Hello, Dorothy Reedman here, a quick note to let you know I’ve moved on to my next adventure. I’m pleased to have hit my plan mark of living to the age of 89, with extra time added, passing just 5 days short of my 90th birthday.
I was born in Watrous, Sask. in 1926 and I entered this world feet first.
I was my parent’s first born. Then came my sister Philis “Kelly” next my brother Ken, Lincoln and later my baby sister Shirley “Bodman”.
My life has been blessed with many wonderful memories. My earliest memories were growing up in Sask. on my family’s homestead situated between the small towns of Imperial and Simpson, and I have happy memories of attending the one room school house called Sweet Hill.
In 1938, with the problem of climate change on the Sask. landscape and the Depression known as the dirty thirties, my parents like many other families at that time, left Sask. and moved west to B.C.
I was 13 years of age when my parents purchased land in the Cariboo at a place called Horsefly. Here I learned to use the cross-saw and helped my parents clear the land and build our log home.
My father worked at several jobs along with maintaining a trapline. Those years and that lifestyle were tough on the whole family and in 1942, my parents moved the family to Kamloops and they bought the original Pratt’s homestead along Campbell Creek Road in Barnhartvale.
When I was 17 years old, my sister Philis and I found work at the T.B. hospital home at Tranquille. We lived there and worked as kitchen staff and we loved every minute of it. I had many new friends who were co-workers and patients. There was so much entertainment, from movies, dances, baseball games, good times of hiking and daily visits to the dairy barn. The food was great and I had food I had never tasted before. On my days off, I would go home to Barnhartvale where I found odd jobs such as raking hay, being a cowgirl and moving cattle, canning fruit and working in my mother’s market veg. garden.
This is when I met the cowboy and rancher farmer named James Murray Reedman. He owned the land further down Campbell Creek Road.
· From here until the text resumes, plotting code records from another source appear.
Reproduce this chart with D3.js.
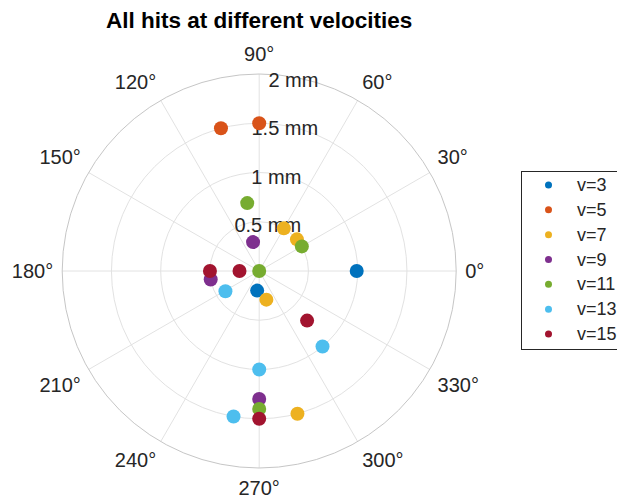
<!DOCTYPE html>
<html>
<head>
<meta charset="utf-8">
<script src="https://cdn.jsdelivr.net/npm/d3@7"></script>
<style>
  body { margin: 0; background: #fff; }
  svg { display: block; font-family: "Liberation Sans", Arial, sans-serif; }
</style>
</head>
<body>
<div id="chart"></div>
<script>
// series names and colours (MATLAB default order)
const seriesNames = ['v=3', 'v=5', 'v=7', 'v=9', 'v=11', 'v=13', 'v=15'];
const seriesColors = ['#0072BD', '#D95319', '#EDB120', '#7E2F8E', '#77AC30', '#4DBEEE', '#A2142F'];

// hit angles (deg) and radii (mm)
const thetaV3 = [0, 264];
const rV3 = [0.99, 0.2];
const thetaV5 = [90, 105];
const rV5 = [1.5, 1.5];
const thetaV7 = [60, 40, 284, 285];
const rV7 = [0.5, 0.5, 0.3, 1.5];
const thetaV9 = [102, 190, 270];
const rV9 = [0.3, 0.5, 1.3];
const thetaV11 = [100, 30, 0, 270];
const rV11 = [0.7, 0.5, 0, 1.4];
const thetaV13 = [211, 310, 270, 260];
const rV13 = [0.4, 1.0, 1.0, 1.5];
const thetaV15 = [180, 180, 314, 270];
const rV15 = [0.2, 0.5, 0.7, 1.5];

const thetaTicks = [0, 30, 60, 90, 120, 150, 180, 210, 240, 270, 300, 330];
const rTicks = [0.5, 1, 1.5, 2];
const rTickLabels = ['0.5 mm', '1 mm', '1.5 mm', '2 mm'];

const allTheta = [thetaV3, thetaV5, thetaV7, thetaV9, thetaV11, thetaV13, thetaV15];
const allR = [rV3, rV5, rV7, rV9, rV11, rV13, rV15];

const width = 617, height = 502;
const cx = 259.2, cy = 271, R = 197;
const textColor = '#262626';
const axFont = 20;

const svg = d3.select('#chart').append('svg')
  .attr('width', width)
  .attr('height', height);

// radius scale (mm -> px) and angle helpers
const r = d3.scaleLinear().domain([0, 2]).range([0, R]);
const rad = d => d * Math.PI / 180;
const px = (t, v) => cx + r(v) * Math.cos(rad(t));
const py = (t, v) => cy - r(v) * Math.sin(rad(t));

const g = svg.append('g');

// spokes
g.selectAll('.spoke').data(thetaTicks)
  .enter().append('line')
  .attr('x1', cx).attr('y1', cy)
  .attr('x2', d => px(d, 2)).attr('y2', d => py(d, 2))
  .attr('stroke', '#e2e2e2').attr('stroke-width', 1);

// rings
g.selectAll('.ring').data(rTicks)
  .enter().append('circle')
  .attr('cx', cx).attr('cy', cy)
  .attr('r', d => r(d))
  .attr('fill', 'none')
  .attr('stroke', d => d === 2 ? '#c6c6c6' : '#e2e2e2')
  .attr('stroke-width', 1);

// theta labels - box corner touches a circle just outside the axis
const labelGap = 9, boxH = 22;
const thLabels = g.selectAll('.thlabel').data(thetaTicks)
  .enter().append('text')
  .attr('font-size', axFont)
  .attr('fill', textColor)
  .attr('text-anchor', 'middle')
  .attr('dominant-baseline', 'central')
  .text(d => d + '°');

thLabels.each(function(d) {
  const w = this.getComputedTextLength();
  const c = Math.cos(rad(d)), s = Math.sin(rad(d));
  const sx = Math.abs(c) < 0.01 ? 0 : Math.sign(c);
  const sy = Math.abs(s) < 0.01 ? 0 : Math.sign(s);
  const x = cx + (R + labelGap) * c + sx * w / 2;
  const y = cy - (R + labelGap) * s - sy * boxH / 2;
  d3.select(this).attr('x', x).attr('y', y);
});

// r tick labels along 80 deg
g.selectAll('.rlabel').data(rTicks)
  .enter().append('text')
  .attr('x', d => px(80, d))
  .attr('y', d => py(80, d) + 3)
  .attr('font-size', axFont)
  .attr('fill', textColor)
  .attr('text-anchor', 'middle')
  .attr('dominant-baseline', 'central')
  .text((d, i) => rTickLabels[i]);

// points, later series drawn on top
seriesNames.forEach((name, i) => {
  const pts = allTheta[i].map((t, j) => ({ t: t, v: allR[i][j] }));
  g.selectAll('.pt' + i).data(pts)
    .enter().append('circle')
    .attr('cx', d => px(d.t, d.v))
    .attr('cy', d => py(d.t, d.v))
    .attr('r', 7)
    .attr('fill', seriesColors[i]);
});

// title
svg.append('text')
  .attr('x', cx)
  .attr('y', 28)
  .attr('text-anchor', 'middle')
  .attr('font-size', 22.5)
  .attr('font-weight', 'bold')
  .attr('fill', '#000')
  .text('All hits at different velocities');

// legend
const legend = svg.append('g');
legend.append('rect')
  .attr('x', 521.5).attr('y', 171.5)
  .attr('width', 120).attr('height', 178)
  .attr('fill', '#fff')
  .attr('stroke', '#262626').attr('stroke-width', 1);

const ly = d3.scalePoint().domain(seriesNames).range([185, 334]);
legend.selectAll('.ldot').data(seriesNames)
  .enter().append('circle')
  .attr('cx', 548.5)
  .attr('cy', d => ly(d))
  .attr('r', 3.5)
  .attr('fill', (d, i) => seriesColors[i]);
legend.selectAll('.ltext').data(seriesNames)
  .enter().append('text')
  .attr('x', 577)
  .attr('y', d => ly(d))
  .attr('dominant-baseline', 'central')
  .attr('font-size', 18)
  .attr('fill', textColor)
  .text(d => d);
</script>
</body>
</html>
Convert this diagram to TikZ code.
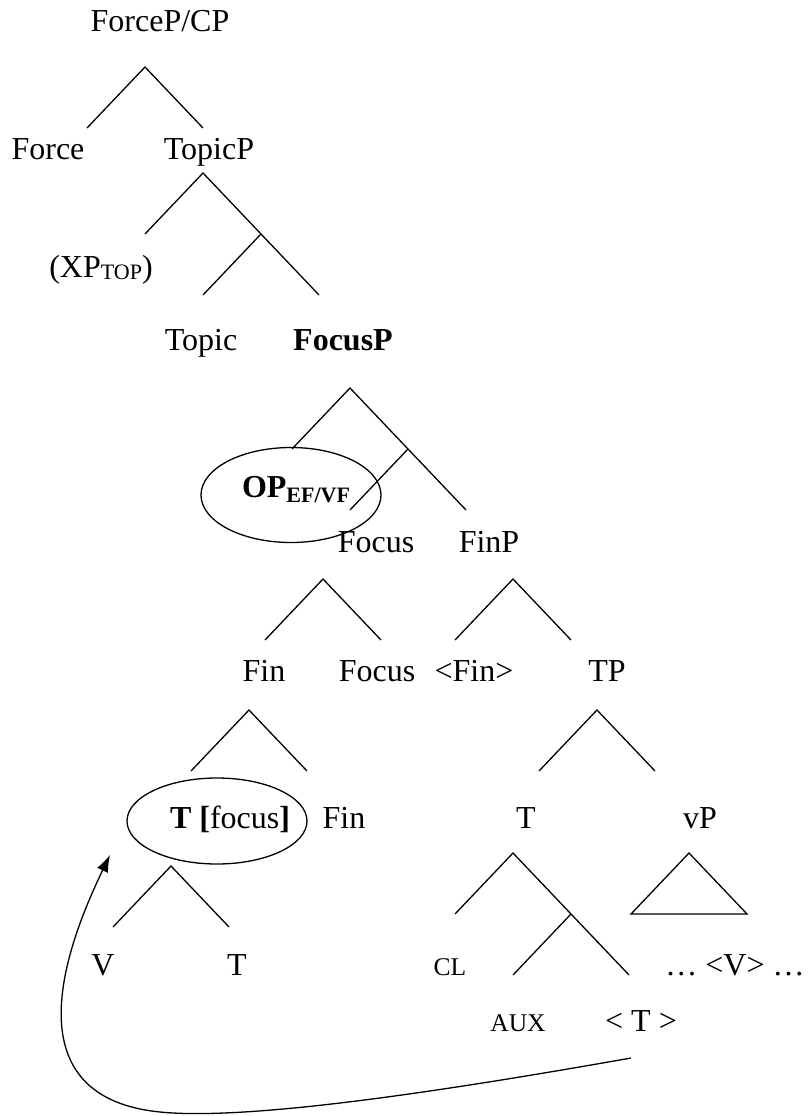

We fell in love and in 1945 we married. A year later we bought the historical Barnhart House and its property and we became dairy farmers. This was an exciting time for me, I had my first child and because the house was large the home was always filled with friends and family.
In 1954 all B.C. interior dairies were being pushed out and this made for a career change along with a huge lifestyle change for my family. We sold the farm and moved into town. This was a a step up from our farm life, we now had running water, an indoor toilet and electric lights.
We raised 6 children- Lanny, Vivian, Dennis, Karen, Lois and Kenny.
Life was good. Murray and I enjoyed our membership with the Kamloops Moose Lodge. Camping, fishing and hiking were a cheap but fun family activities, and in 1967 I went back to work as a motel housekeeper. The extra money helped buy our first travel trailer and Murray and I became traveling tourists. In 1997, Murray passed away.
I then fulfilled my dream to be an international traveler.
I am proud to have lived in my Nicola St. home for 60 years, and my life has blessed me with 10 grandchildren and 15 great-grandchildren.
Words of Wisdom, “Get along with all others, and always find forgiveness.”
As to my Service wishes, I’m spending my money on a traditional funeral because I deserve the best like the Queen’s Mother. So please come and feel welcome.
Thanks for being my Friend.
Service will take place Friday, February 5th, 2016 at 1:00pm at St. Pauls Cathedral located at 360 Nicola Street with a tea directly after in the Parish Hall.
A special thanks to all the Pine Grove Staff.
In lieu of flowers, please make a donation to the Heart and Stroke Fund, 729 Victoria Street, Kamloops, BC, V2C 2B5 in my memory.